Mathematics Graduate Student Colloquium

An Interface-Fitted Mesh Generator and Virtual Element Methods for Elliptic Interface Problems

Min Wen
Wednesday, May 25, 2016
4:00 pm - 4:50 pm
RH440R

Talk Abstract:

We propose virtual element methods for solving one- or multi-domain elliptic interface problems using interface-fitted meshes. The main challenge is to design an efficient and robust mesh that can capture certain properties while preserving arbitrary complex geometries of the interface. Moreover, it is a tricky problem in classical finite element methods when the domain is decomposed into tetrahedra due to the existence of slivers in three dimensions.

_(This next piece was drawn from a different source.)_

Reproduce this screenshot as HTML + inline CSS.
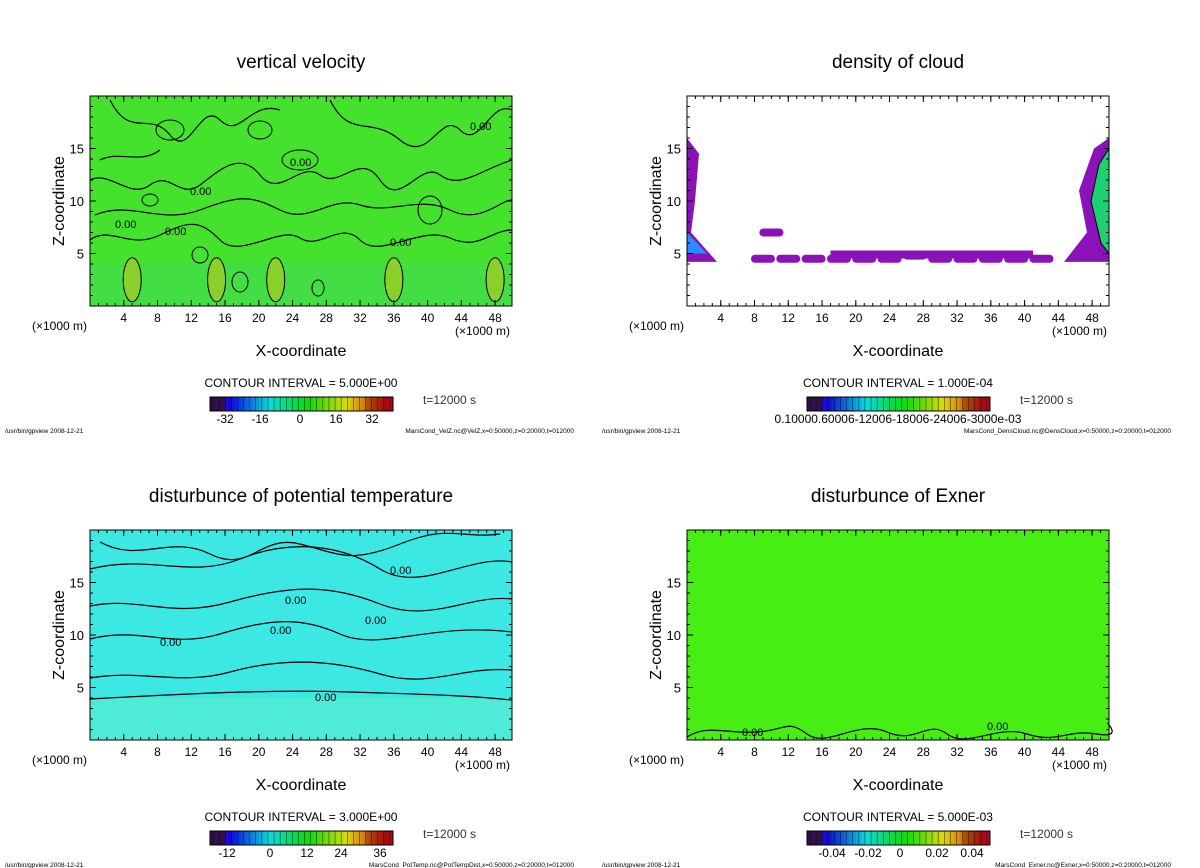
<!DOCTYPE html>
<html><head><meta charset="utf-8"><style>
body{margin:0;background:#fff}
svg{display:block;font-family:"Liberation Sans",sans-serif}
</style></head><body>
<svg id="s" width="1200" height="868" viewBox="0 0 1200 868"></svg>
<script>
const xTicks=[4,8,12,16,20,24,28,32,36,40,44,48];
const zTicks=[5,10,15];
const panels=[
 {ox:0,oy:0,title:"vertical velocity",fill:"#44e22c",ci:"CONTOUR INTERVAL = 5.000E+00",cb:["-32","-16","0","16","32"],cbx:[225,260,300,336,372],file:"MarsCond_VelZ.nc@VelZ,x=0:50000,z=0:20000,t=012000",name:"vertical-velocity"},
 {ox:597,oy:0,title:"density of cloud",fill:"#ffffff",ci:"CONTOUR INTERVAL = 1.000E-04",cb:["0.10000.60006-12006-18006-24006-3000e-03"],cbx:[301],file:"MarsCond_DensCloud.nc@DensCloud,x=0:50000,z=0:20000,t=012000",name:"density-of-cloud"},
 {ox:0,oy:434,title:"disturbunce of potential temperature",fill:"#3ce8e4",ci:"CONTOUR INTERVAL = 3.000E+00",cb:["-12","0","12","24","36"],cbx:[227,270,307,341,380],file:"MarsCond_PotTemp.nc@PotTempDist,x=0:50000,z=0:20000,t=012000",name:"potential-temperature"},
 {ox:597,oy:434,title:"disturbunce of Exner",fill:"#46ee14",ci:"CONTOUR INTERVAL = 5.000E-03",cb:["-0.04","-0.02","0","0.02","0.04"],cbx:[235,271,303,340,375],file:"MarsCond_Exner.nc@Exner,x=0:50000,z=0:20000,t=012000",name:"exner"}
];
const S=document.getElementById('s');const NS="http://www.w3.org/2000/svg";
function el(t,a,txt,p){const e=document.createElementNS(NS,t);for(const k in a)e.setAttribute(k,a[k]);if(txt!=null)e.textContent=txt;(p||S).appendChild(e);return e;}
function rainbow(t){if(t<0.08)return '#30104a';const h=270-t*280;return `hsl(${(h+360)%360},90%,${t>0.85?35:45}%)`;}
panels.forEach((P,pi)=>{
 const g=el('g',{transform:`translate(${P.ox},${P.oy})`});
 
 
 const X0=90,X1=512,Y0=96,Y1=306;
 const sx=v=>X0+v/50*(X1-X0), sz=v=>Y1-v/20*(Y1-Y0);
 const t=el('text',{x:301,y:68,'font-size':19,'text-anchor':'middle'},P.title,g);
 
 const r=el('rect',{x:X0,y:Y0,width:X1-X0,height:Y1-Y0,fill:P.fill},null,g);
 
 if(pi==0){
  el('rect',{x:X0,y:sz(4),width:X1-X0,height:sz(0)-sz(4),fill:'#40d870',opacity:0.35},null,g);
  [[5,2.5],[15,2.5],[22,2.5],[36,2.5],[48,2.5]].forEach(c=>el('ellipse',{cx:sx(c[0]),cy:sz(c[1]),rx:9,ry:22,fill:'#8ad02a',stroke:'#000','stroke-width':1},null,g));
  const paths=["M90,180 C110,170 130,200 150,185 C170,170 180,200 200,185 S240,150 260,175 S300,160 320,175 S360,150 380,180 S420,160 440,175 S480,170 512,160","M90,240 C110,225 130,250 160,235 S200,220 220,240 S280,225 300,238 S340,220 360,240 S420,225 450,238 S490,230 512,230","M110,100 C130,140 150,110 170,135 S200,100 220,120 S250,100 280,110","M330,100 C350,140 370,115 400,140 S440,110 460,130 S490,100 512,110","M95,215 C130,200 160,225 200,210 S250,195 280,210 S330,195 360,205 S420,195 450,210 S500,200 512,200","M100,160 C120,150 140,165 160,150"];
  paths.forEach(d=>el('path',{d,fill:'none',stroke:'#000','stroke-width':1.2},null,g));
  [[170,130,14,10],[260,130,12,9],[430,210,12,14],[300,160,18,10],[200,255,8,8],[240,282,8,10],[318,288,6,8],[150,200,8,6]].forEach(c=>el('ellipse',{cx:c[0],cy:c[1],rx:c[2],ry:c[3],fill:'none',stroke:'#000'},null,g));
  [[290,166],[190,195],[115,228],[165,235],[390,246],[470,130]].forEach(p=>el('text',{x:p[0],y:p[1],'font-size':11},"0.00",g));
 }
 if(pi==1){
  const pts=[[9,4.5],[12,4.5],[15,4.5],[18,4.5],[21,4.5],[24,4.5],[27,4.8],[30,4.5],[33,4.5],[36,4.5],[39,4.5],[42,4.5],[10,7]];
  pts.forEach(p=>el('rect',{x:sx(p[0])-12,y:sz(p[1])-4,width:24,height:8,rx:4,fill:'#8a12b8'},null,g));
  el('rect',{x:sx(17),y:sz(5)-3,width:sx(41)-sx(17),height:8,fill:'#8a12b8'},null,g);
  el('path',{d:`M${X0},${sz(16)} L${X0+12},${sz(14.5)} L${X0+8},${sz(10)} L${X0+4},${sz(7)} L${X0+30},${sz(4.2)} L${X0},${sz(4.2)}Z`,fill:'#8a12b8'},null,g);
  el('path',{d:`M${X0},${sz(7)} L${X0+20},${sz(5)} L${X0},${sz(5)}Z`,fill:'#2a8cff'},null,g);
  el('path',{d:`M${X1},${sz(16)} L${X1-15},${sz(15)} L${X1-30},${sz(11)} L${X1-22},${sz(7)} L${X1-45},${sz(4.2)} L${X1},${sz(4.2)}Z`,fill:'#8a12b8'},null,g);
  el('path',{d:`M${X1},${sz(15)} L${X1-10},${sz(13.5)} L${X1-18},${sz(10)} L${X1-8},${sz(6)} L${X1},${sz(5)}Z`,fill:'#1ed070',stroke:'#000'},null,g);
 }
 if(pi==2){
  el('rect',{x:X0,y:sz(4),width:X1-X0,height:sz(0)-sz(4),fill:'#60f0c8',opacity:0.5},null,g);
  const paths=["M90,265 C150,262 250,255 350,258 S470,262 512,266","M90,244 C140,235 180,252 230,238 S330,225 380,240 S460,232 512,236","M90,205 C140,192 170,215 220,200 S300,182 340,200 S430,188 512,198","M90,172 C140,162 170,185 230,168 S330,150 380,170 S470,160 512,165","M90,135 C150,120 190,145 240,125 S340,110 380,135 S470,120 512,128","M100,108 C140,130 170,100 210,120 S260,100 300,110 S350,130 400,110 S460,105 500,100"];
  paths.forEach(d=>el('path',{d,fill:'none',stroke:'#000','stroke-width':1.2},null,g));
  [[315,267],[160,212],[270,200],[365,190],[390,140],[285,170]].forEach(p=>el('text',{x:p[0],y:p[1],'font-size':11},"0.00",g));
 }
 if(pi==3){
  el('path',{d:"M90,303 C110,290 130,300 160,298 S190,285 210,300 S260,285 290,298 S330,285 350,300 S400,290 430,300 S470,295 500,300 S505,285 512,290",fill:'none',stroke:'#000','stroke-width':1.2},null,g);
  [[145,302],[390,296]].forEach(p=>el('text',{x:p[0],y:p[1],'font-size':11},"0.00",g));
 }
 el('rect',{x:X0,y:Y0,width:X1-X0,height:Y1-Y0,fill:'none',stroke:'#000','stroke-width':1},null,g);
 xTicks.forEach(v=>{
  el('line',{x1:sx(v),x2:sx(v),y1:Y1,y2:Y1-6,stroke:'#000'},null,g);
  el('line',{x1:sx(v),x2:sx(v),y1:Y0,y2:Y0+6,stroke:'#000'},null,g);
  const tl=el('text',{x:sx(v),y:322,'font-size':12,'text-anchor':'middle'},String(v),g);
  
 });
 for(let v=1;v<50;v++){el('line',{x1:sx(v),x2:sx(v),y1:Y1,y2:Y1-3,stroke:'#000'},null,g);el('line',{x1:sx(v),x2:sx(v),y1:Y0,y2:Y0+3,stroke:'#000'},null,g);}
 zTicks.forEach(v=>{
  el('line',{x1:X0,x2:X0+6,y1:sz(v),y2:sz(v),stroke:'#000'},null,g);
  el('line',{x1:X1,x2:X1-6,y1:sz(v),y2:sz(v),stroke:'#000'},null,g);
  const tl=el('text',{x:X0-6,y:sz(v)+5,'font-size':13,'text-anchor':'end'},String(v),g);
  
 });
 for(let v=1;v<20;v++){el('line',{x1:X0,x2:X0+3,y1:sz(v),y2:sz(v),stroke:'#000'},null,g);el('line',{x1:X1,x2:X1-3,y1:sz(v),y2:sz(v),stroke:'#000'},null,g);}
 el('text',{x:32,y:330,'font-size':12},"(×1000 m)",g);
 el('text',{x:455,y:335,'font-size':12},"(×1000 m)",g);
 const xt=el('text',{x:301,y:356,'font-size':16,'text-anchor':'middle'},"X-coordinate",g);
 
 const yt=el('text',{x:0,y:0,'font-size':16,'text-anchor':'middle',transform:`translate(64,201) rotate(-90)`},"Z-coordinate",g);
 
 el('text',{x:301,y:387,'font-size':12,'text-anchor':'middle'},P.ci,g);
 const cb=el('g',{},null,g);
 
 const N=60;for(let i=0;i<N;i++){el('rect',{x:210+i*183/N,y:397,width:183/N+0.3,height:14,fill:rainbow(i/(N-1))},null,cb);if(i%2)el('line',{x1:210+i*183/N,x2:210+i*183/N,y1:397,y2:411,stroke:'#000','stroke-width':0.4},null,cb);}
 el('rect',{x:210,y:397,width:183,height:14,fill:'none',stroke:'#000'},null,cb);
 P.cb.forEach((l,i)=>el('text',{x:P.cbx[i],y:423,'font-size':12,'text-anchor':'middle'},l,g));
 el('text',{x:423,y:404,'font-size':12,fill:'#333'},"t=12000 s",g);
 el('text',{x:5,y:433,'font-size':6.5},"/usr/bin/gpview   2008-12-21",g);
 el('text',{x:574,y:433,'font-size':6.5,'text-anchor':'end'},P.file,g);
});
</script>
</body></html>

In our mesh generation, every element in three dimensions could be any polyhedron instead of tetrahedron. Then we apply virtual element methods for solving elliptic interface problems with solution and flux jump conditions. The purpose of using virtual element methods rather than classical finite element methods is that every element could be a different shape. We use multi-grid solvers to solve the discrete system. Lastly, numerical examples demonstrating the theoretical results for linear elements are shown.

About the Speaker:

Min is a 3rd year graduate student supervised by Prof. Long Chen. In her free time, she likes playing cards and scouting new restaurants on Yelp.

Advisor and Collaborators

Long Chen is Min's adviser.

Supplementary Materials:

none

Refreshments:

Pizza will be served after the talk.